It's been awhile peeps. Falling a little behind on life and putting the blogging on the back burner for awhile. I'm sure you have all taken my previous pleas seriously because I am a mental nut case as of last year...but up until the last 4 months I'd now say I NEED SERIOUS HELP.
They say "never compare your children". I thought they just meant don't compare your kids with other kids, didn't realize that I would be comparing my 1.5 year old and my 4.5 year old. I think when babies are born they like trick you into thinking how easy, cute and adorable they can be. I'm sure some might disagree with me because I never had colicky, non sleeping babes. Luckily they went easy on me for the first six months of their lives. After the 6 months things started getting a bit hectic.
Cohen was a quiet, independent, loving little guy. I didn't really have many complaints with him until he was 3.5. He never went through the terrible two's or even really three's. I think him being independent is where we butted heads. Then Leo-Cruz came along. Well didn't he give me a run for his money. As a baby, he slept, smiled & ate. I thought I was so lucky that I was blessed with 2 easy kids. Until teeth came along. Obviously, I know that's not his fault. I don't remember as a child but I can imagine that pokey teeth going in and out of my gums that I would become slightly demonic. Well Leo was and isn't slightly...He takes that shit to the next level.
Kid has 7 teeth poppin threw at the moment. I'm about ready to start poppin pills. I'm already poppin bottles but that isn't really doing the trick. Not only teething but the constant battles with him almost being two. Kid literally screams bloody murder about anything and everything. I'll give you a percentile. 95% of the time he's crying. Either over his cup not being half full/half empty, kind of depends on the day. As of right now he is karate chopping me screaming "MOMMY" because I won't give him candy at 9:30 in the morning. This is just the start of my day. I realize I have to get through 9 more hours of this bull-shit. I can't even go in public anymore, he knows my name now so he yells at the top of his lungs repetitively for I don't know what reason. I'll answer and his response is "MOMMY" in a higher pitch that the last one. Over and over and over and over again. Alllll daaayyyy, eerrrrr dayyyy.
People think I'm lying...until they spend an afternoon with him. He's on the verge of bipolar disorder. I'll give you a percentile, 95% of the time. I'm sure it has a lot to do with him having an older sibling and him wanting to do whatever Cohen does but god dammit kid you can't just off the top of slide. Anytime I use the word "No" it ends in a mental breakdown for both of us.

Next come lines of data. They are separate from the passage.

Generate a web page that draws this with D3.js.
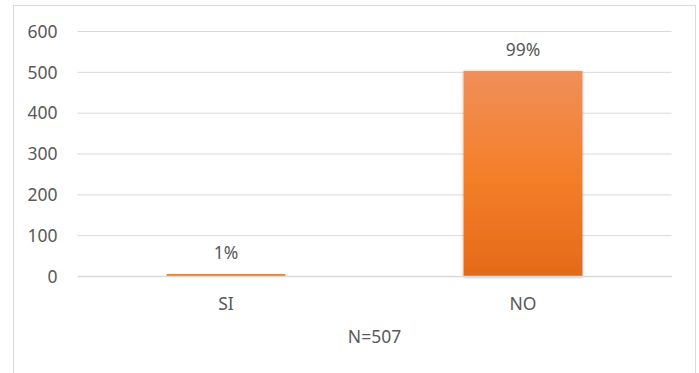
<!DOCTYPE html>
<html>
<head>
<meta charset="utf-8">
<script src="https://cdn.jsdelivr.net/npm/d3@7"></script>
<style>
  html, body { margin: 0; padding: 0; background: #fff; }
  svg { display: block; }
  svg text { font-family: "Noto Sans", "Open Sans", sans-serif; }
</style>
</head>
<body>
<svg id="chart" width="699" height="373"></svg>
<script>
// data
var categories = ["SI", "NO"];
var counts = [5, 502];
var labels = ["1%", "99%"];
var yTicks = [0, 100, 200, 300, 400, 500, 600];
var note = "N=507";

var svg = d3.select("#chart");
var plot = { left: 77.5, right: 671.5, top: 31, bottom: 276 };
var textColor = "#595959";
var fontSize = "17.5px";

// outer frame
svg.append("rect")
  .attr("x", 13.5).attr("y", 5.5)
  .attr("width", 682).attr("height", 380)
  .attr("fill", "none").attr("stroke", "#d9d9d9");

var defs = svg.append("defs");
var grad = defs.append("linearGradient")
  .attr("id", "barGrad").attr("x1", 0).attr("y1", 0).attr("x2", 0).attr("y2", 1);
grad.append("stop").attr("offset", "0%").attr("stop-color", "#f08f5a");
grad.append("stop").attr("offset", "50%").attr("stop-color", "#f47f2a");
grad.append("stop").attr("offset", "100%").attr("stop-color", "#e56a18");

var shadow = defs.append("filter").attr("id", "shadow")
  .attr("x", "-10%").attr("y", "-10%").attr("width", "120%").attr("height", "120%");
shadow.append("feDropShadow")
  .attr("dx", 0).attr("dy", 1).attr("stdDeviation", 1.5)
  .attr("flood-color", "#000").attr("flood-opacity", 0.35);

var x = d3.scaleBand().domain(categories).range([plot.left, plot.right]).padding(0);
var y = d3.scaleLinear().domain([0, 600]).range([plot.bottom, plot.top]);
var barW = x.bandwidth() * 0.4;

// y axis: gridlines + labels
var yAxis = d3.axisLeft(y).tickValues(yTicks)
  .tickSize(-(plot.right - plot.left)).tickPadding(20);
var gy = svg.append("g").attr("transform", "translate(" + plot.left + ",0)").call(yAxis);
gy.attr("font-family", null).attr("font-size", null);
gy.select(".domain").remove();
gy.selectAll(".tick line").attr("stroke", "#d9d9d9").attr("stroke-width", 1);
gy.selectAll(".tick text")
  .attr("fill", textColor).style("font-size", fontSize).attr("dy", "0.36em");

// bars
svg.selectAll("rect.bar")
  .data(counts)
  .enter().append("rect")
    .attr("class", "bar")
    .attr("x", function(d, i){ return x(categories[i]) + (x.bandwidth() - barW) / 2; })
    .attr("y", function(d){ return y(d); })
    .attr("width", barW)
    .attr("height", function(d){ return Math.max(1.5, y(0) - y(d)); })
    .attr("fill", function(d){ return d > 20 ? "url(#barGrad)" : "#f47f2a"; })
    .attr("filter", function(d){ return d > 20 ? "url(#shadow)" : null; });

// data labels
svg.selectAll("text.val")
  .data(counts)
  .enter().append("text")
    .attr("class", "val")
    .attr("x", function(d, i){ return x(categories[i]) + x.bandwidth() / 2; })
    .attr("y", function(d){ return y(d) - 15; })
    .attr("text-anchor", "middle")
    .attr("fill", textColor).style("font-size", fontSize)
    .text(function(d, i){ return labels[i]; });

// x axis: zero line + category labels
var xAxis = d3.axisBottom(x).tickSize(0).tickPadding(22);
var gx = svg.append("g").attr("transform", "translate(0," + y(0) + ")").call(xAxis);
gx.attr("font-family", null).attr("font-size", null);
gx.select(".domain").attr("stroke", "#d9d9d9").attr("stroke-width", 1.5);
gx.selectAll(".tick text").attr("fill", textColor).style("font-size", fontSize);

svg.append("text")
  .attr("x", (plot.left + plot.right) / 2)
  .attr("y", 343)
  .attr("text-anchor", "middle")
  .attr("fill", textColor).style("font-size", fontSize)
  .text(note);
</script>
</body>
</html>
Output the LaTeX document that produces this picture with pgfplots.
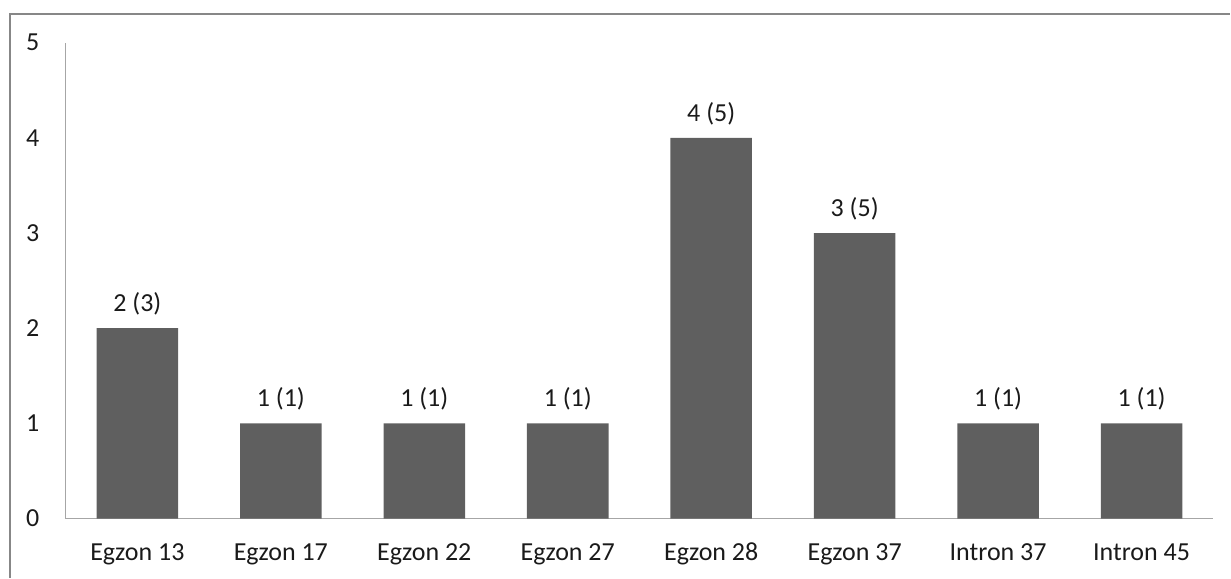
\documentclass[border=0pt]{standalone}
\usepackage{pgfplots}
\pgfplotsset{compat=1.18}
\usepackage{fontspec}
\setmainfont{Carlito}
\definecolor{barc}{HTML}{5F5F5F}
\definecolor{axc}{HTML}{A6A6A6}
\definecolor{framec}{HTML}{878787}
\definecolor{txtc}{HTML}{1A1A1A}
\begin{document}
\begin{tikzpicture}[x=1pt,y=1pt]
\path (0,0) rectangle (615.5,289);
\draw[framec, line width=1pt] (5.25,0) -- (5.25,282.15) -- (615.5,282.15);
\begin{axis}[
  at={(32.85pt,29.5pt)}, anchor=south west,
  scale only axis, width=574.3pt, height=238.15pt,
  xmin=-0.5, xmax=7.5, ymin=0, ymax=5,
  axis x line*=bottom, axis y line*=left,
  axis line style={draw=axc, line width=0.6pt},
  every outer x axis line/.append style={-},
  every outer y axis line/.append style={-},
  xtick={0,...,7},
  xticklabels={Egzon 13,Egzon 17,Egzon 22,Egzon 27,Egzon 28,Egzon 37,Intron 37,Intron 45},
  ytick={0,...,5},
  major tick length=0pt,
  tick style={draw=none},
  /pgf/number format/assume math mode=true,
  ticklabel style={font=\fontsize{13}{15}\selectfont, text=txtc},
  yticklabel style={inner sep=0pt, anchor=east, xshift=-13pt},
  xticklabel style={inner sep=0pt, anchor=base, yshift=-20.85pt},
  point meta=explicit symbolic,
  nodes near coords,
  nodes near coords style={font=\fontsize{13}{15}\selectfont, text=txtc, anchor=base, inner sep=0pt, yshift=8.3pt},
  clip=false,
]
\addplot[ybar, bar width=40.8pt, fill=barc, draw=none] coordinates {
  (0,2) [2 (3)]
  (1,1) [1 (1)]
  (2,1) [1 (1)]
  (3,1) [1 (1)]
  (4,4) [4 (5)]
  (5,3) [3 (5)]
  (6,1) [1 (1)]
  (7,1) [1 (1)]
};
\end{axis}
\end{tikzpicture}
\end{document}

I literally can't wait for bed time most days. I know that sounds terrible but I literally spend every waking minute with these kids and five out of seven days they gang up on me and make me ugly cry.
Last night I wanted to try really hard to cook them a nice meal. Lately when I cook Leo throws it on the floor and Cohen says "Mommy this is disgusting". So I took a break from feeding them and let them fend for themselves. They ate a lot of fruit snacks and granola bars. So as I am cooking, I have a container of Chicken Broth on the counter open. I turned around for one minute and Leo is pouring the whole thing on top of his head. I know he didn't intend to pour it all over himself but he didn't cry about it so I didn't think he cared to much. So there went the effort to cook a meal because he used my only Chicken Broth.
Seems like when I actually try to do anything right with the kids it back fires in my face. Like eating clean, organic and only feeding them healthy meals. I throw a juice box/fruit snack/goldfish just to keep the peace most days. Or the amount of T.V Cohen watches, there is no limit. Or letting them paint the train tracks in bright neon colors and then the paint ends up on the doors and floor. I really don't care most days, I don't think it can get any worse right? Or wait...Leo knows how to open doors and has no problem quietly sneaking out onto the street with no clothes on. Or they literally pick, poke, badger the shit out of me most days and I end up in tears in my closet.
I need to go see my shrink again...it's been awhile.